L’incontro fra Diane Foley e Alexanda Kotey a suo parere ha avuto un valore anche per l’assassino e per la sua famiglia?

“Anche gli assassini hanno una madre, Alexanda ci ha detto che Diane gli ricordava la sua, di origini greche, mentre il padre è del Ghana, morto quando lui aveva due anni. Ci ha parlato anche dei suoi due matrimoni, il primo in Inghilterra dove ha avuto una figlia che ora ha circa vent’anni, poi si è risposato in Siria dove ha avuto altre tre figlie, l’ultima vista solo in fotografia. Ha pianto mostrando le foto, e abbiamo capito che era davvero turbato.
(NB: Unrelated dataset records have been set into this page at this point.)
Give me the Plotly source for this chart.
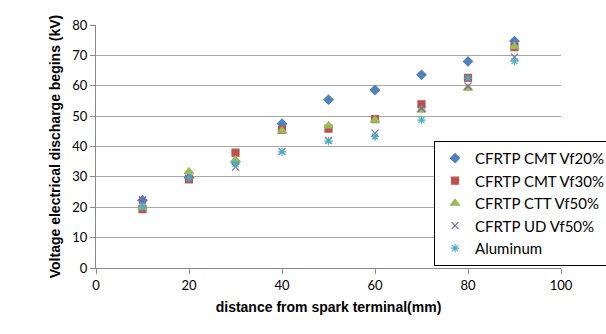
import plotly.graph_objects as go

x_vals = [10, 20, 30, 40, 50, 60, 70, 80, 90]
cmt20 = [22.3, 29.8, 35.0, 47.5, 55.4, 58.6, 63.6, 68.0, 74.7]
cmt30 = [19.4, 29.2, 38.0, 45.5, 45.9, 49.0, 53.9, 62.6, 72.7]
ctt50 = [20.0, 31.7, 35.6, 45.1, 46.8, 48.7, 52.0, 59.2, 72.9]
ud50 = [22.4, 29.6, 33.2, 38.3, 42.0, 44.4, 52.6, 59.9, 69.4]
alum = [20.0, 29.6, 34.3, 38.2, 41.8, 43.3, 48.7, 62.5, 68.1]

names = ["CFRTP CMT Vf20%", "CFRTP CMT Vf30%", "CFRTP CTT Vf50%", "CFRTP UD Vf50%", "Aluminum"]
colors = ["#4F81BD", "#C0504D", "#9BBB59", "#8064A2", "#4BACC6"]
symbols = ["diamond", "square", "triangle-up", "x-thin-open", "asterisk-open"]
sizes = [7, 7, 8, 7, 7]
series = [cmt20, cmt30, ctt50, ud50, alum]

fig = go.Figure()
for n, c, s, sz, ys in zip(names, colors, symbols, sizes, series):
    fig.add_trace(go.Scatter(
        x=x_vals, y=ys, mode="markers", name=n,
        marker=dict(symbol=s, size=sz, color=c, line=dict(color=c, width=1.2)),
    ))

font_family = "Lato, Liberation Sans, Arial, sans-serif"
title_font = "Liberation Sans, Arial, sans-serif"
fig.update_layout(
    width=606, height=334,
    margin=dict(l=96, r=45, t=25, b=66, autoexpand=False),
    paper_bgcolor="white", plot_bgcolor="white",
    font=dict(family=font_family, size=13, color="#000000"),
    showlegend=True,
    legend=dict(
        x=0.727, y=0.523, xanchor="left", yanchor="top",
        bordercolor="#000000", borderwidth=1, bgcolor="white",
        font=dict(size=15), itemsizing="trace",
        tracegroupgap=0, itemwidth=30,
    ),
    xaxis=dict(
        range=[0, 100], tickvals=[0, 20, 40, 60, 80, 100],
        showgrid=False, showline=True, linecolor="#898989", linewidth=1,
        ticks="outside", ticklen=5, tickcolor="#898989",
        zeroline=False,
        title=dict(text="<b>distance from spark terminal(mm)</b>",
                   font=dict(size=14, family=title_font), standoff=10),
    ),
    yaxis=dict(
        range=[0, 80], tickvals=list(range(0, 81, 10)),
        showgrid=True, gridcolor="#A6A6A6", gridwidth=1,
        showline=True, linecolor="#898989", linewidth=1,
        ticks="outside", ticklen=5, tickcolor="#898989",
        zeroline=False,
        title=dict(text="<b>Voltage electrical discharge begins (kV)</b>",
                   font=dict(size=14, family=title_font), standoff=8),
    ),
)

fig.write_html("out.html")
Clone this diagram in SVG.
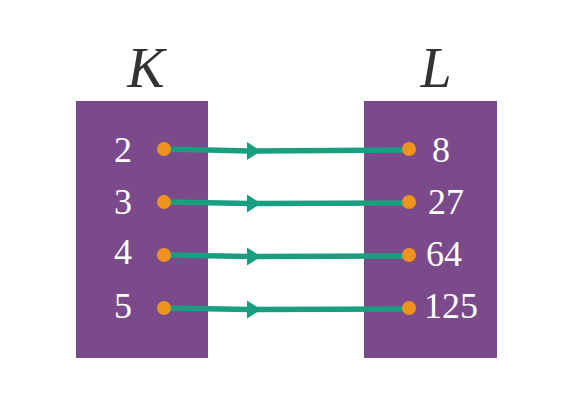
<svg xmlns="http://www.w3.org/2000/svg" width="574" height="413" viewBox="0 0 574 413">
<style>
.set{fill:#7a4a8a}
.title{font-family:"Liberation Serif",serif;font-style:italic;font-size:56px;fill:#333333;text-anchor:middle}
.num{font-family:"Liberation Serif",serif;font-size:36px;fill:#ffffff}
.dot{fill:#f0921e}
.edge{stroke:#1a9e80;stroke-width:5.5;fill:none;stroke-linecap:butt}
.head{fill:#1a9e80}
</style>
<rect width="574" height="413" fill="#ffffff"/>
<g id="K">
<rect class="set" x="76" y="101" width="132" height="257"/>
<text class="title" x="146" y="87">K</text>
<text class="num" x="123" y="162" text-anchor="middle">2</text>
<text class="num" x="123" y="214" text-anchor="middle">3</text>
<text class="num" x="123" y="264" text-anchor="middle">4</text>
<text class="num" x="123" y="318" text-anchor="middle">5</text>
</g>
<g id="L">
<rect class="set" x="364" y="101" width="133" height="257"/>
<text class="title" x="436" y="87">L</text>
<text class="num" x="441" y="162" text-anchor="middle">8</text>
<text class="num" x="446" y="214" text-anchor="middle">27</text>
<text class="num" x="444" y="266" text-anchor="middle">64</text>
<text class="num" x="451" y="318" text-anchor="middle">125</text>
</g>
<g id="connectors">
<path class="edge" d="M164 149 L250 151 L409 150"/>
<path class="edge" d="M164 202 L250 203.5 L409 203"/>
<path class="edge" d="M164 255 L250 256.5 L409 256"/>
<path class="edge" d="M164 308 L250 309.5 L409 309"/>
<polygon class="head" points="247,142 261,151 247,160"/>
<polygon class="head" points="247,194.5 261,203.5 247,212.5"/>
<polygon class="head" points="247,247.5 261,256.5 247,265.5"/>
<polygon class="head" points="247,300.5 261,309.5 247,318.5"/>
</g>
<g id="dots">
<circle class="dot" cx="164" cy="149" r="7"/>
<circle class="dot" cx="164" cy="202" r="7"/>
<circle class="dot" cx="164" cy="255" r="7"/>
<circle class="dot" cx="164" cy="308" r="7"/>
<circle class="dot" cx="409" cy="149" r="7"/>
<circle class="dot" cx="409" cy="202" r="7"/>
<circle class="dot" cx="409" cy="255" r="7"/>
<circle class="dot" cx="409" cy="308" r="7"/>
</g>
</svg>
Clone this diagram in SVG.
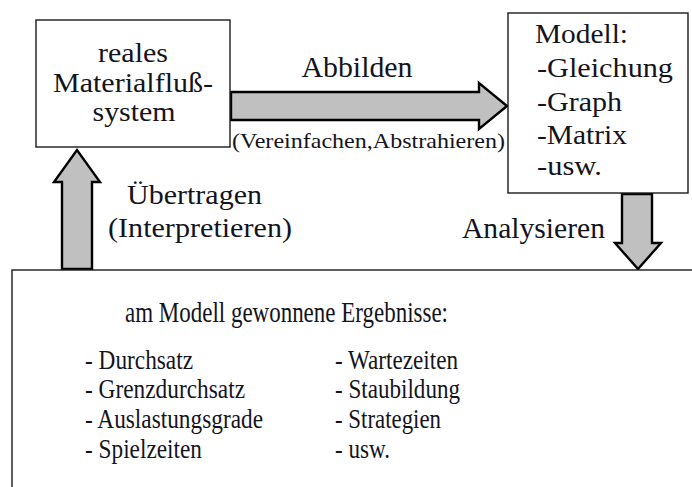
<svg xmlns="http://www.w3.org/2000/svg" width="692" height="487" viewBox="0 0 692 487">
<style>
  .box { fill: #ffffff; stroke: #1a1a1a; stroke-width: 1.4; }
  .arrow { fill: #c0c0c0; stroke: #000000; stroke-width: 2.4; stroke-linejoin: miter; }
  text { font-family: "Liberation Serif", "Times New Roman", serif; fill: #141420; }
  .t30 { font-size: 30px; }
  .t28 { font-size: 28px; }
  .t29 { font-size: 29px; }
  .tb { font-size: 29px; }
  .t22 { font-size: 22px; }
</style>
<rect width="692" height="487" fill="#ffffff"/>
<g id="connectors">
  <g id="arrow-abbilden">
    <polygon class="arrow" points="231,92 479,92 479,83 507,106 479,129 479,120 231,120"/>
    <text class="t30" x="357" y="77" text-anchor="middle" textLength="111" lengthAdjust="spacingAndGlyphs">Abbilden</text>
    <text class="t22" x="232" y="148" textLength="273" lengthAdjust="spacingAndGlyphs">(Vereinfachen,Abstrahieren)</text>
  </g>
  <g id="arrow-analysieren">
    <polygon class="arrow" points="622,194 652,194 652,243 661,243 638,269 615,243 622,243"/>
    <text class="t29" x="462" y="238" textLength="143" lengthAdjust="spacingAndGlyphs">Analysieren</text>
  </g>
  <g id="arrow-uebertragen">
    <polygon class="arrow" points="62,269 62,182 54,182 77,150 100,182 92,182 92,269"/>
    <text class="t28" x="127" y="204" textLength="135" lengthAdjust="spacingAndGlyphs">Übertragen</text>
    <text class="t28" x="108" y="237" textLength="184" lengthAdjust="spacingAndGlyphs">(Interpretieren)</text>
  </g>
</g>
<g id="node-real">
  <rect class="box" x="36" y="20" width="194" height="127"/>
  <text class="t28" x="133" y="62" text-anchor="middle" textLength="70" lengthAdjust="spacingAndGlyphs">reales</text>
  <text class="t28" x="133" y="92" text-anchor="middle" textLength="160" lengthAdjust="spacingAndGlyphs">Materialfluß-</text>
  <text class="t28" x="134" y="121" text-anchor="middle" textLength="83" lengthAdjust="spacingAndGlyphs">system</text>
</g>
<g id="node-modell">
  <rect class="box" x="508" y="13" width="180" height="180"/>
  <text class="t28" x="535" y="43" textLength="93" lengthAdjust="spacingAndGlyphs">Modell:</text>
  <text class="t28" x="537" y="77" textLength="136" lengthAdjust="spacingAndGlyphs">-Gleichung</text>
  <text class="t28" x="537" y="111" textLength="85" lengthAdjust="spacingAndGlyphs">-Graph</text>
  <text class="t28" x="537" y="144" textLength="90" lengthAdjust="spacingAndGlyphs">-Matrix</text>
  <text class="t28" x="537" y="175" textLength="65" lengthAdjust="spacingAndGlyphs">-usw.</text>
</g>
<g id="node-ergebnisse">
  <rect class="box" x="12" y="270" width="700" height="240"/>
  <text class="tb" x="125" y="322" textLength="323" lengthAdjust="spacingAndGlyphs">am Modell gewonnene Ergebnisse:</text>
  <text class="t28" x="85" y="369" textLength="108" lengthAdjust="spacingAndGlyphs">- Durchsatz</text>
  <text class="t28" x="85" y="398" textLength="160" lengthAdjust="spacingAndGlyphs">- Grenzdurchsatz</text>
  <text class="t28" x="85" y="428" textLength="178" lengthAdjust="spacingAndGlyphs">- Auslastungsgrade</text>
  <text class="t28" x="85" y="458" textLength="117" lengthAdjust="spacingAndGlyphs">- Spielzeiten</text>
  <text class="t28" x="335" y="369" textLength="123" lengthAdjust="spacingAndGlyphs">- Wartezeiten</text>
  <text class="t28" x="335" y="398" textLength="125" lengthAdjust="spacingAndGlyphs">- Staubildung</text>
  <text class="t28" x="335" y="428" textLength="106" lengthAdjust="spacingAndGlyphs">- Strategien</text>
  <text class="t28" x="335" y="458" textLength="55" lengthAdjust="spacingAndGlyphs">- usw.</text>
</g>
</svg>
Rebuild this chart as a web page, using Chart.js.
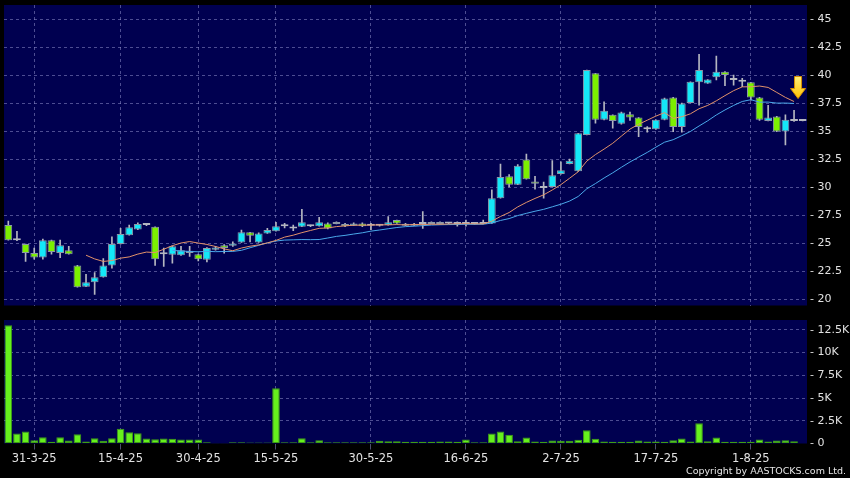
<!DOCTYPE html>
<html>
<head>
<meta charset="utf-8">
<script src="https://cdn.jsdelivr.net/npm/chart.js@4.4.1/dist/chart.umd.min.js"></script>
<style>
  html, body { margin: 0; padding: 0; background: #000; }
  #wrap { position: relative; width: 850px; height: 478px; overflow: hidden; background: #000; }
  #boxHarga { position: absolute; left: 0; top: 0; }
  #boxVolume { position: absolute; left: 0; top: 312px; }
  #copy { position: absolute; right: 4px; top: 465px; color: #e6e6e6;
          font: 9.5px "DejaVu Sans", sans-serif; line-height: 12px; white-space: nowrap; }
</style>
</head>
<body>
<div id="wrap">
  <canvas id="boxHarga" width="850" height="310"></canvas>
  <canvas id="boxVolume" width="850" height="166"></canvas>
  <div id="copy">Copyright by AASTOCKS.com Ltd.</div>
</div>
<script>
// ============================================
// DATA: candle harian (HK), 26-3-25 s/d 11-8-25
// ============================================
const tanggal = [
  "26-3-25","27-3-25","28-3-25","31-3-25",
  "1-4-25","2-4-25","3-4-25","7-4-25","8-4-25","9-4-25","10-4-25","11-4-25","14-4-25","15-4-25",
  "16-4-25","17-4-25","22-4-25","23-4-25","24-4-25","25-4-25","28-4-25","29-4-25","30-4-25",
  "2-5-25","6-5-25","7-5-25","8-5-25","9-5-25","12-5-25","13-5-25","14-5-25","15-5-25",
  "16-5-25","19-5-25","20-5-25","21-5-25","22-5-25","23-5-25","26-5-25","27-5-25","28-5-25","29-5-25","30-5-25",
  "2-6-25","3-6-25","4-6-25","5-6-25","6-6-25","9-6-25","10-6-25","11-6-25","12-6-25","13-6-25","16-6-25",
  "17-6-25","18-6-25","19-6-25","20-6-25","23-6-25","24-6-25","25-6-25","26-6-25","27-6-25","30-6-25",
  "2-7-25","3-7-25","4-7-25","7-7-25","8-7-25","9-7-25","10-7-25","11-7-25","14-7-25","15-7-25","16-7-25","17-7-25",
  "18-7-25","21-7-25","22-7-25","23-7-25","24-7-25","25-7-25","28-7-25","29-7-25","30-7-25","31-7-25",
  "1-8-25","4-8-25","5-8-25","6-8-25","7-8-25","8-8-25","11-8-25"
];

const tanggalTick = ["31-3-25","15-4-25","30-4-25","15-5-25","30-5-25","16-6-25","2-7-25","17-7-25","1-8-25"];

const openHarga = [
  26.6, 25.25, 24.9, 24.1, 23.7, 25.25, 24.1, 24.35, 23.0, 21.1,
  21.5, 21.95, 23.0, 24.9, 25.7, 26.2, 26.6, 26.45, 24.0, 23.95,
  23.9, 24.1, 24.0, 23.5, 24.4, 24.8, 24.75, 25.05, 25.95, 25.05,
  25.85, 26.05, 26.5, 26.3, 26.45, 26.5, 26.5, 26.75, 26.7, 26.7,
  26.55, 26.75, 26.55, 26.55, 26.6, 27.05, 26.7, 26.55, 26.7, 26.7,
  26.85, 26.75, 26.7, 26.7, 26.7, 26.7, 26.75, 29.0, 30.95, 30.2,
  32.45, 30.5, 29.9, 30.0, 31.15, 32.05, 31.4, 34.65, 40.15, 36.0,
  36.45, 35.65, 36.5, 36.2, 35.15, 35.15, 36.0, 38.0, 35.35, 37.5,
  39.35, 39.25, 39.8, 40.3, 39.55, 39.4, 39.35, 38.0, 35.9, 36.3,
  34.95, 35.9, 35.9
];
const highHarga = [
  26.95, 26.05, 24.9, 24.55, 25.35, 25.25, 25.25, 24.7, 23.0, 22.2,
  22.35, 23.6, 25.55, 26.3, 26.6, 26.8, 26.65, 26.45, 24.55, 24.75,
  24.7, 24.7, 24.0, 24.6, 24.7, 24.85, 25.1, 26.15, 25.95, 25.9,
  26.3, 26.85, 26.75, 26.6, 28.0, 26.6, 27.3, 26.8, 26.9, 26.75,
  26.8, 26.8, 26.75, 26.6, 27.35, 27.05, 26.75, 26.75, 27.8, 26.9,
  26.9, 26.8, 26.9, 27.05, 26.75, 27.05, 29.75, 32.05, 31.1, 32.0,
  32.95, 30.95, 30.45, 32.35, 32.25, 32.5, 34.8, 40.45, 40.15, 37.6,
  36.45, 36.7, 36.7, 36.2, 35.4, 36.0, 37.95, 38.0, 37.5, 39.4,
  41.85, 39.6, 41.7, 40.3, 40.0, 39.7, 39.35, 38.0, 37.3, 36.3,
  36.45, 36.85, 35.9
];
const lowHarga = [
  25.25, 25.2, 23.35, 23.55, 23.55, 24.0, 23.7, 24.0, 21.05, 21.1,
  20.4, 21.95, 22.75, 24.9, 25.7, 26.2, 26.55, 23.0, 22.9, 23.2,
  23.9, 23.8, 23.4, 23.3, 24.35, 24.1, 24.7, 25.05, 25.1, 25.05,
  25.85, 26.05, 26.35, 26.1, 26.45, 26.45, 26.5, 26.25, 26.7, 26.45,
  26.55, 26.45, 26.2, 26.5, 26.6, 26.75, 26.55, 26.55, 26.3, 26.7,
  26.7, 26.7, 26.5, 26.5, 26.65, 26.7, 26.75, 29.0, 30.0, 30.2,
  30.7, 29.8, 29.0, 30.0, 31.15, 32.05, 31.4, 34.65, 35.7, 36.0,
  35.25, 35.6, 35.95, 34.5, 34.9, 35.15, 36.0, 34.95, 34.9, 37.5,
  37.3, 39.25, 39.55, 39.05, 39.1, 38.95, 37.75, 35.95, 35.9, 34.95,
  33.75, 35.85, 35.9
];
const closeHarga = [
  25.25, 25.25, 24.1, 23.7, 25.25, 24.2, 24.8, 24.0, 21.05, 21.5,
  21.95, 23.0, 24.9, 25.8, 26.4, 26.7, 26.6, 23.55, 24.0, 24.7,
  24.35, 24.3, 23.55, 24.55, 24.6, 24.55, 24.95, 25.95, 25.65, 25.85,
  26.15, 26.5, 26.5, 26.3, 26.85, 26.5, 26.85, 26.3, 26.85, 26.5,
  26.75, 26.5, 26.55, 26.55, 26.85, 26.75, 26.55, 26.7, 26.7, 26.85,
  26.7, 26.75, 26.7, 26.7, 26.7, 26.7, 29.0, 30.9, 30.2, 31.9,
  30.7, 30.3, 29.9, 31.05, 31.5, 32.35, 34.8, 40.45, 36.0, 36.8,
  35.9, 36.65, 36.2, 35.35, 35.15, 36.0, 37.9, 35.35, 37.45, 39.4,
  40.45, 39.6, 40.3, 40.0, 39.55, 39.4, 38.0, 36.0, 36.2, 34.95,
  36.0, 35.9, 35.9
];

// volume dalam ribuan saham (hari terakhir belum ada transaksi)
const volumeK = [
  13.0, 1.1, 1.32, 0.36, 0.69, 0.18, 0.69, 0.33, 1.02, 0.22,
  0.58, 0.29, 0.58, 1.61, 1.24, 1.13, 0.55, 0.47, 0.55, 0.51,
  0.44, 0.44, 0.44, 0.14, 0.04, 0.04, 0.14, 0.14, 0.1, 0.1,
  0.1, 6.09, 0.14, 0.14, 0.58, 0.14, 0.36, 0.14, 0.14, 0.14,
  0.14, 0.14, 0.14, 0.29, 0.25, 0.25, 0.18, 0.18, 0.18, 0.18,
  0.22, 0.22, 0.18, 0.44, 0.14, 0.14, 1.1, 1.32, 0.95, 0.25,
  0.66, 0.22, 0.18, 0.33, 0.29, 0.29, 0.4, 1.46, 0.51, 0.22,
  0.18, 0.18, 0.18, 0.33, 0.22, 0.22, 0.18, 0.36, 0.55, 0.22,
  2.24, 0.25, 0.66, 0.18, 0.18, 0.18, 0.18, 0.44, 0.22, 0.33,
  0.36, 0.25
];

const hargaTicks = [20, 22.5, 25, 27.5, 30, 32.5, 35, 37.5, 40, 42.5, 45];
const volumeTicks = [0, 2.5, 5, 7.5, 10, 12.5];

// ============================================
// STYLE
// ============================================
const WARNA_PLOT = "#000050";
const WARNA_GRID = "rgba(140,140,200,0.55)";
const WARNA_TEKS = "#e2e2e2";
const CYAN = "#14e8f8";
const HIJAU = "#7cf000";
const ABU = "#b4b6c0";
const FONT_Y = { family: "DejaVu Sans", size: 11 };
const FONT_X = { family: "DejaVu Sans", size: 11.5 };

// rata-rata bergerak dari harga penutupan (hanya hari yang ada transaksi)
function hitungSMA(n) {
  return closeHarga.map((_, i) => {
    if (i < n - 1 || i >= volumeK.length) return null;
    let total = 0;
    for (let k = i - n + 1; k <= i; k++) total += closeHarga[k];
    return total / n;
  });
}
const sma10 = hitungSMA(10);
const sma20 = hitungSMA(20);

const bodyData = openHarga.map((o, i) => [o, closeHarga[i]]);
const wickData = lowHarga.map((l, i) => [l, highHarga[i]]);
const bodyWarna = openHarga.map((o, i) => closeHarga[i] > o ? CYAN : closeHarga[i] < o ? HIJAU : ABU);
const bodyGaris = openHarga.map((o, i) => closeHarga[i] === o ? ABU : "#8c98a8");

const setTick = new Set(tanggalTick);
const warnaGridX = (c) => (c.tick && setTick.has(tanggal[c.tick.value])) ? WARNA_GRID : "rgba(0,0,0,0)";

// sumbu y kanan: lebar tetap, tanpa padding label di atas/bawah
const pasSumbuY = (s) => { s.width = 43; s.paddingTop = 0; s.paddingBottom = 0; };

// latar biru tua area plot
const latarPlot = {
  id: "latarPlot",
  beforeDraw(chart) {
    const { ctx, chartArea: a } = chart;
    ctx.save();
    ctx.fillStyle = WARNA_PLOT;
    ctx.fillRect(a.left, a.top, a.right - a.left, a.bottom - a.top);
    ctx.restore();
  }
};

// panah kuning di ujung garis rata-rata
const panahAkhir = {
  id: "panahAkhir",
  afterDatasetsDraw(chart) {
    const meta = chart.getDatasetMeta(0);
    let titik = null;
    meta.data.forEach((p, i) => { if (sma10[i] !== null) titik = p; });
    if (!titik) return;
    const ctx = chart.ctx;
    const cx = titik.x + 4, tip = titik.y - 3;
    const g = ctx.createLinearGradient(0, tip - 22, 0, tip);
    g.addColorStop(0, "#fff07a");
    g.addColorStop(1, "#ffc000");
    ctx.save();
    ctx.beginPath();
    ctx.moveTo(cx - 3.5, tip - 22);
    ctx.lineTo(cx + 3.5, tip - 22);
    ctx.lineTo(cx + 3.5, tip - 10);
    ctx.lineTo(cx + 7.5, tip - 10);
    ctx.lineTo(cx, tip);
    ctx.lineTo(cx - 7.5, tip - 10);
    ctx.lineTo(cx - 3.5, tip - 10);
    ctx.closePath();
    ctx.fillStyle = g;
    ctx.fill();
    ctx.strokeStyle = "#d89000";
    ctx.lineWidth = 1;
    ctx.stroke();
    ctx.restore();
  }
};

// ============================================
// CHART HARGA (candlestick dari floating bar)
// ============================================
new Chart(document.getElementById("boxHarga"), {
  type: "bar",
  data: {
    labels: tanggal,
    datasets: [
      { type: "line", label: "SMA10", data: sma10, borderColor: "#e2926a", borderWidth: 1,
        pointRadius: 0, tension: 0, order: 0 },
      { type: "line", label: "SMA20", data: sma20, borderColor: "#4aa8ea", borderWidth: 1,
        pointRadius: 0, tension: 0, order: 1 },
      { label: "Body", data: bodyData, backgroundColor: bodyWarna, borderColor: bodyGaris,
        borderWidth: 1, borderSkipped: false, grouped: false, minBarLength: 2,
        barPercentage: 0.9, categoryPercentage: 1, order: 2 },
      { label: "Wick", data: wickData, backgroundColor: ABU, borderWidth: 0,
        barThickness: 1, grouped: false, order: 3 },
    ],
  },
  options: {
    responsive: false,
    animation: false,
    layout: { padding: { left: 4, top: 5, right: 0, bottom: 4.5 } },
    plugins: { legend: { display: false }, tooltip: { enabled: false } },
    scales: {
      x: {
        offset: true,
        grid: { offset: false, color: warnaGridX, drawTicks: false },
        border: { display: false, dash: [3, 3] },
        ticks: { display: false, autoSkip: false },
        afterFit: (s) => { s.height = 0; s.paddingLeft = 0; s.paddingRight = 0; },
      },
      y: {
        position: "right",
        min: 19.42,
        max: 46.25,
        afterBuildTicks: (s) => { s.ticks = hargaTicks.map((v) => ({ value: v })); },
        grid: { color: WARNA_GRID, drawTicks: false },
        border: { display: false, dash: [3, 3] },
        ticks: { color: WARNA_TEKS, font: FONT_Y, padding: 3, callback: (v) => "- " + v },
        afterFit: pasSumbuY,
      },
    },
  },
  plugins: [latarPlot, panahAkhir],
});

// ============================================
// CHART VOLUME
// ============================================
new Chart(document.getElementById("boxVolume"), {
  type: "bar",
  data: {
    labels: tanggal,
    datasets: [{
      label: "Volume", data: volumeK, backgroundColor: "#66f01c", borderColor: "#3f9e14",
      borderWidth: 1, borderSkipped: false, barPercentage: 0.88, categoryPercentage: 1,
    }],
  },
  options: {
    responsive: false,
    animation: false,
    layout: { padding: { left: 4, top: 8, right: 0, bottom: 0 } },
    plugins: { legend: { display: false }, tooltip: { enabled: false } },
    scales: {
      x: {
        offset: true,
        grid: { offset: false, color: warnaGridX, tickColor: warnaGridX, tickLength: 6 },
        border: { display: false, dash: [3, 3] },
        ticks: {
          autoSkip: false, maxRotation: 0, minRotation: 0, padding: 3,
          color: WARNA_TEKS, font: FONT_X,
          callback: (v, i) => setTick.has(tanggal[i]) ? tanggal[i] : "",
        },
        afterFit: (s) => { s.height = 34.5; s.paddingLeft = 0; s.paddingRight = 0; },
      },
      y: {
        position: "right",
        min: 0,
        max: 13.59,
        afterBuildTicks: (s) => { s.ticks = volumeTicks.map((v) => ({ value: v })); },
        grid: { color: (c) => c.tick && c.tick.value === 0 ? "rgba(0,0,0,0)" : WARNA_GRID, drawTicks: false },
        border: { display: false, dash: [3, 3] },
        ticks: { color: WARNA_TEKS, font: FONT_Y, padding: 3,
                 callback: (v) => v === 0 ? "- 0" : "- " + v + "K" },
        afterFit: pasSumbuY,
      },
    },
  },
  plugins: [latarPlot],
});
</script>
</body>
</html>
Nessuna storia finisce mai, e così ogni tanto penso a queste ragazze, finite in un campo profughi. Se un giorno riuscissi a rintracciarle credo che racconterei anche la loro storia. Ciò che è successo ha avuto un effetto molto triste su tutte le persone coinvolte, anche su di loro”.

Come considera questo libro: indagine, saggio, romanzo? Come l’ha costruito? 

Non c’è finzione in questo libro, e per realizzarlo ho dovuto fare una scelta importante. Sono andato al colloquio con l’assassinio – con i piedi incatenati, in prigione – come amico di famiglia, non come reporter. Avrei potuto costruire un racconto incentrato su di me, sul mio incontro con Diane, ma non mi interessava. Come osservatore esterno ho cercato di preservare nel modo migliore la potenza di questa vicenda che in alcune sue parti ha la solennità e il respiro dei grandi racconti biblici. Ho voluto mettere tutto in parole sulla carta nell’ordine che mi sembrava giusto per contribuire con il mio lavoro a cambiare un po’ le cose, così come lo sta facendo l’infermiera Diane”.